Wednesday, August 28, 2013

Money for Nothing...

California Governor Jerry Brown is asking the legislature for $315 million to keep prisons from having to release and/or shift inmates.  He wants to use the money to fund private prisons and send California prisoners to out-of-state facilities.

Notwithstanding the equal protection and unfair ex post facto issues raised by his plan, what is profoundly troubling about this idea is the arrant and willful ignorance of one fact: nearly all of the inmates who would be affected under Gov. Brown's proposal will get out of prison one day, having undergone little to no rehabilitation.

In 2004, what was then known as the California Department of Corrections (CDC) altered its title to the California Department of Corrections and Rehabilitation (CDCR).  The irony of the name change is that there has been far less emphasis on rehabilitation in California prisons in the last nine years than in the preceding decades.  Prisoners are very often released awash in a flood of problems - deep poverty; untreated mental health issues; unchecked drug addictions; severely lacking job skills; limited education experience - which were never addressed inside.

As Darrell Steinberg, the California Senate president pro tem, points out, the state would be much better served spending hundreds of millions of dollars on combating the mental health and drug addiction problems inmates face. (See http://blogs.sacbee.com/capitolalertlatest/2013/08/jerry-brown-unveils-plan-to-house-california-prisoners-make-longer-term-changes.html.)
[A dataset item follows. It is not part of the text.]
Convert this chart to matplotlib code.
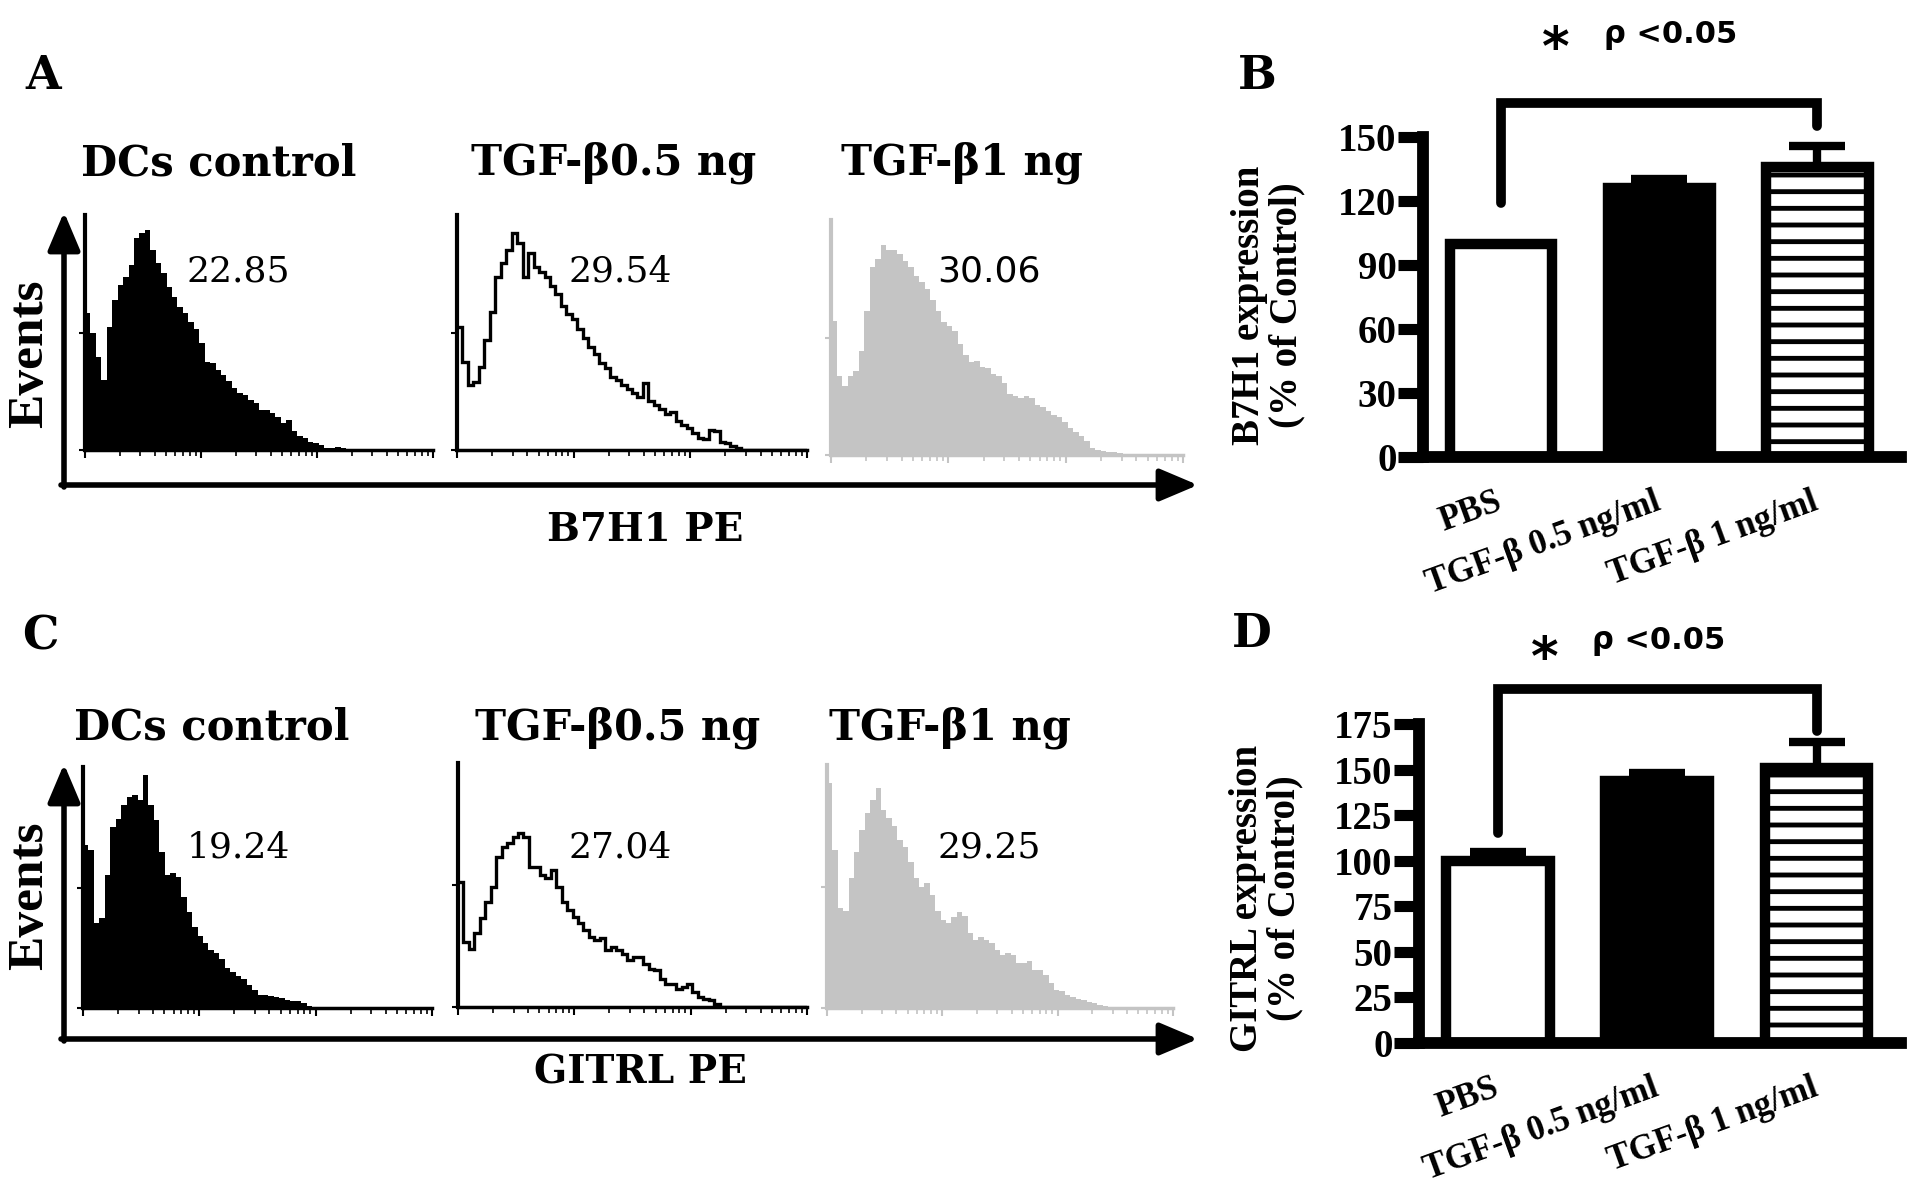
import numpy as np
import matplotlib
matplotlib.use("Agg")
import matplotlib.pyplot as plt
from matplotlib.ticker import LogLocator, NullFormatter

# ---------------- data ----------------
hist_titles = ["DCs control", "TGF-β0.5 ng", "TGF-β1 ng"]
b7h1_pcts = ["22.85", "29.54", "30.06"]
gitrl_pcts = ["19.24", "27.04", "29.25"]

b7h1_control = [410, 350, 280, 210, 370, 450, 495, 520, 555, 635, 650, 660, 600, 560, 530, 490,
                460, 430, 410, 385, 362, 320, 265, 262, 240, 225, 208, 185, 170, 165, 150, 140,
                120, 120, 110, 100, 82, 90, 58, 42, 36, 25, 20, 14, 6, 5, 8, 5,
                3, 2, 3, 2, 2, 2, 3, 2, 2, 2, 2, 3, 2, 2, 2, 3]
b7h1_tgf05 = [370, 265, 195, 205, 250, 330, 415, 520, 560, 600, 650, 620, 520, 590, 548, 535,
              520, 492, 468, 432, 408, 393, 362, 335, 308, 287, 262, 245, 218, 210, 195, 183,
              170, 160, 200, 148, 136, 122, 108, 115, 88, 75, 65, 50, 36, 32, 60, 58,
              25, 20, 13, 6, 0, 0, 0, 0, 0, 0, 0, 0, 0, 0, 0, 0]
b7h1_tgf1 = [400, 235, 205, 235, 250, 310, 430, 560, 585, 625, 612, 610, 600, 578, 560, 532,
             515, 495, 462, 430, 395, 383, 368, 330, 298, 278, 280, 262, 258, 240, 235, 213,
             182, 175, 170, 176, 170, 150, 142, 132, 120, 112, 98, 80, 68, 58, 42, 20,
             15, 12, 10, 8, 5, 4, 3, 3, 2, 2, 2, 2, 2, 2, 2, 2]
gitrl_control = [490, 475, 255, 270, 400, 545, 570, 610, 635, 640, 625, 700, 610, 565, 470, 400,
                 405, 395, 335, 290, 245, 218, 195, 175, 165, 148, 120, 108, 96, 88, 68, 55,
                 38, 38, 35, 34, 30, 25, 20, 22, 15, 6, 3, 2, 2, 2, 2, 2,
                 2, 2, 2, 2, 2, 2, 2, 2, 2, 2, 2, 2, 2, 2, 2, 2]
gitrl_tgf05 = [375, 195, 175, 220, 265, 315, 360, 450, 480, 490, 510, 522, 510, 420, 420, 395,
               385, 410, 360, 315, 290, 270, 250, 230, 210, 200, 205, 170, 180, 170, 160, 142,
               150, 150, 130, 115, 110, 85, 70, 70, 55, 60, 70, 45, 30, 25, 22, 10,
               0, 0, 0, 0, 0, 0, 0, 0, 0, 0, 0, 0, 0, 0, 0, 0]
gitrl_tgf1 = [675, 475, 300, 290, 390, 470, 535, 585, 625, 660, 595, 570, 548, 505, 485, 440,
              390, 365, 375, 340, 290, 265, 255, 272, 288, 275, 225, 205, 212, 205, 195, 175,
              160, 165, 160, 135, 135, 140, 115, 115, 100, 75, 55, 52, 40, 32, 28, 25,
              18, 15, 8, 5, 3, 3, 2, 2, 2, 2, 2, 2, 2, 2, 2, 2]

bar_groups = ["PBS", "TGF-β 0.5 ng/ml", "TGF-β 1 ng/ml"]
b7h1_means = [100, 126, 136]
b7h1_errs = [0, 4.5, 10]
gitrl_means = [100, 144, 151]
gitrl_errs = [5, 4, 14]
b7h1_yticks = [0, 30, 60, 90, 120, 150]
gitrl_yticks = [0, 25, 50, 75, 100, 125, 150, 175]
sig_text = "ρ <0.05"

# ---------------- figure ----------------
W, H = 1913, 1204
plt.rcParams['hatch.linewidth'] = 3.5
fig = plt.figure(figsize=(W / 100, H / 100), dpi=100)
fig.patch.set_facecolor("white")

SERIF = ["DejaVu Serif"]
TSERIF = ["Liberation Serif", "DejaVu Serif"]
SANS = ["DejaVu Sans"]


def rect(x0, y0, x1, y1):
    return [x0 / W, 1 - y1 / H, (x1 - x0) / W, (y1 - y0) / H]


ov = fig.add_axes([0, 0, 1, 1], zorder=5)
ov.set_xlim(0, W)
ov.set_ylim(H, 0)
ov.axis("off")
ov.patch.set_alpha(0)

edges = np.logspace(0, 3, 65)


def hist_panel(box, counts, ymax, style):
    ax = fig.add_axes(rect(*box))
    col = {"black": "black", "outline": "black", "grey": "#c4c4c4"}[style]
    if style == "outline":
        ax.stairs(counts, edges, color="black", lw=2.4, baseline=None)
    else:
        ax.stairs(counts, edges, fill=True, color=col, lw=0)
    ax.set_xscale("log")
    ax.set_xlim(1, 1000)
    ax.set_ylim(0, ymax)
    for s in ["top", "right"]:
        ax.spines[s].set_visible(False)
    ax.spines["left"].set_linewidth(3)
    ax.spines["bottom"].set_linewidth(2.5)
    ax.spines["left"].set_color(col)
    ax.spines["bottom"].set_color(col)
    ax.xaxis.set_major_locator(LogLocator(base=10, numticks=10))
    ax.xaxis.set_minor_locator(LogLocator(base=10, subs=np.arange(2, 10), numticks=10))
    ax.xaxis.set_major_formatter(NullFormatter())
    ax.xaxis.set_minor_formatter(NullFormatter())
    ax.tick_params(axis="x", which="major", length=6, width=1.5, color=col, direction="out")
    ax.tick_params(axis="x", which="minor", length=4, width=1.2, color=col, direction="out")
    ax.set_yticks([0, ymax / 2])
    ax.set_yticklabels([])
    ax.tick_params(axis="y", length=4, width=1.5, color=col)
    ax.patch.set_alpha(0)
    return ax


# Row A
hist_panel((85, 215, 433, 450), b7h1_control, 705, "black")
hist_panel((457, 215, 807, 450), b7h1_tgf05, 705, "outline")
hist_panel((831, 220, 1183, 455), b7h1_tgf1, 700, "grey")
# Row C
hist_panel((83, 767, 432, 1008), gitrl_control, 725, "black")
hist_panel((458, 763, 807, 1007), gitrl_tgf05, 730, "outline")
hist_panel((827, 765, 1173, 1008), gitrl_tgf1, 730, "grey")

# arrows
ap = dict(arrowstyle="-|>,head_length=1.3,head_width=0.55", lw=4, color="black",
          mutation_scale=18, shrinkA=0, shrinkB=0)
for (xv, ybot, ytop) in [(64, 487, 212), (64, 1041, 764)]:
    ov.annotate("", xy=(xv, ytop), xytext=(xv, ybot), arrowprops=ap)
    ov.annotate("", xy=(1198, ybot - 2), xytext=(61, ybot - 2), arrowprops=ap)

# texts for histogram panels
for lab, (x, y) in zip("ABCD", [(43, 76), (1257, 76), (40, 636), (1252, 634)]):
    ov.text(x, y, lab, family=SERIF, weight="bold", fontsize=33, ha="center", va="center")

for row_y, xs in [(163, [219, 614, 962]), (728, [212, 618, 950])]:
    for t, x in zip(hist_titles, xs):
        ov.text(x, row_y, t, family=SERIF, weight="bold", fontsize=30, ha="center", va="center")

for y in [354, 896]:
    ov.text(30, y, "Events", family=TSERIF, weight="bold", fontsize=37, rotation=90,
            ha="center", va="center")
ov.text(645, 530, "B7H1 PE", family=SERIF, weight="bold", fontsize=28, ha="center", va="center")
ov.text(640, 1072, "GITRL PE", family=SERIF, weight="bold", fontsize=28, ha="center", va="center")

for vals, y in [(b7h1_pcts, 272), (gitrl_pcts, 847)]:
    for i, (v, x) in enumerate(zip(vals, [238, 620, 989])):
        fam = SANS if (i == 2 and y == 272) else SERIF
        ov.text(x, y, v, family=fam, fontsize=26, ha="center", va="center")


# ---------------- bar charts ----------------
def bar_panel(box, means, errs, yticks, ymax, ylabel, ylab_pos, bracket, star_pos):
    ax = fig.add_axes(rect(*box))
    x = np.arange(len(means))
    ax.bar(x[0], means[0], width=0.65, color="white", edgecolor="black", lw=7.5)
    ax.bar(x[1], means[1], width=0.65, color="black", edgecolor="black", lw=7.5)
    ax.bar(x[2], means[2], width=0.65, color="white", edgecolor="black", lw=7.5, hatch="-")
    ax.errorbar(x, means, yerr=[[0] * len(errs), errs], fmt="none", ecolor="black",
                elinewidth=6, capsize=20, capthick=6, clip_on=False, zorder=3)
    ax.plot([x[0], x[0], x[2], x[2]], bracket, color="black", lw=7,
            solid_capstyle="round", solid_joinstyle="miter", clip_on=False)
    ax.set_xlim(-0.494, 2.53)
    ax.set_ylim(0, ymax)
    for s in ["top", "right"]:
        ax.spines[s].set_visible(False)
    for s in ["left", "bottom"]:
        ax.spines[s].set_linewidth(8.5)
        ax.spines[s].set_capstyle("projecting")
    ax.set_yticks(yticks)
    ax.set_yticklabels([str(v) for v in yticks], family=TSERIF, weight="bold", fontsize=28)
    ax.tick_params(axis="y", length=18, width=8, pad=1)
    ax.set_xticks(x)
    ax.set_xticklabels(bar_groups, family=TSERIF, weight="bold", fontsize=25, rotation=20,
                       ha="right", va="center", rotation_mode="anchor")
    ax.tick_params(axis="x", length=0, pad=32)
    ax.patch.set_alpha(0)
    ov.text(ylab_pos[0], ylab_pos[1], ylabel, family=TSERIF, weight="bold", fontsize=28,
            rotation=90, ha="center", va="center", multialignment="center", linespacing=1.0)
    ov.text(star_pos[0], star_pos[1] + 10, "*", family=SANS, weight="bold", fontsize=38,
            ha="center", va="center")
    ov.text(star_pos[2], star_pos[3], sig_text, family=SANS, weight="bold", fontsize=22,
            ha="center", va="center")
    return ax


bar_panel((1423, 137, 1901, 457), b7h1_means, b7h1_errs, b7h1_yticks, 150,
          "B7H1 expression\n(% of Control)", (1268, 305), [119, 166, 166, 155],
          (1556, 40, 1671, 35))
bar_panel((1419, 724, 1901, 1043), gitrl_means, gitrl_errs, gitrl_yticks, 175,
          "GITRL expression\n(% of Control)", (1266, 898), [115, 194, 194, 171],
          (1545, 650, 1659, 641))

fig.savefig("out.png", dpi=100, facecolor="white")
And here's the thing about that argument: whether you're approaching California's prison-overcrowding problem from a humanistic or liberal point of view, or a utilitarian or conservative perspective, we should focus on treating and training our prisoners so that when they're released - and they will be released - they are as well-equipped as possible to avoid recidivism.  Whether you believe that these are human beings who deserve another shot at contributing to society, or you think that each and every inmate is getting what he earned - but you don't want him breaking into your house when he's released - it's only right that we actually rehabilitate the people in our prisons.

Gov. Brown, backed by the California Correctional Peace Officers Association - a megalithic monster of a union that wields tremendous power over California politics and politicians - is begging the legislature to address the short-term.  It is a wrongheaded and irresponsible tack to take.  Money for more private prisons and more miles between inmates and their family and friend support systems is money for nothing.

Putting millions of dollars into creating better people equipped to reenter society and positively contribute is the long-term solution to California's prison-overcrowding problem.  Better people, healed people, working people means less people going back to prison.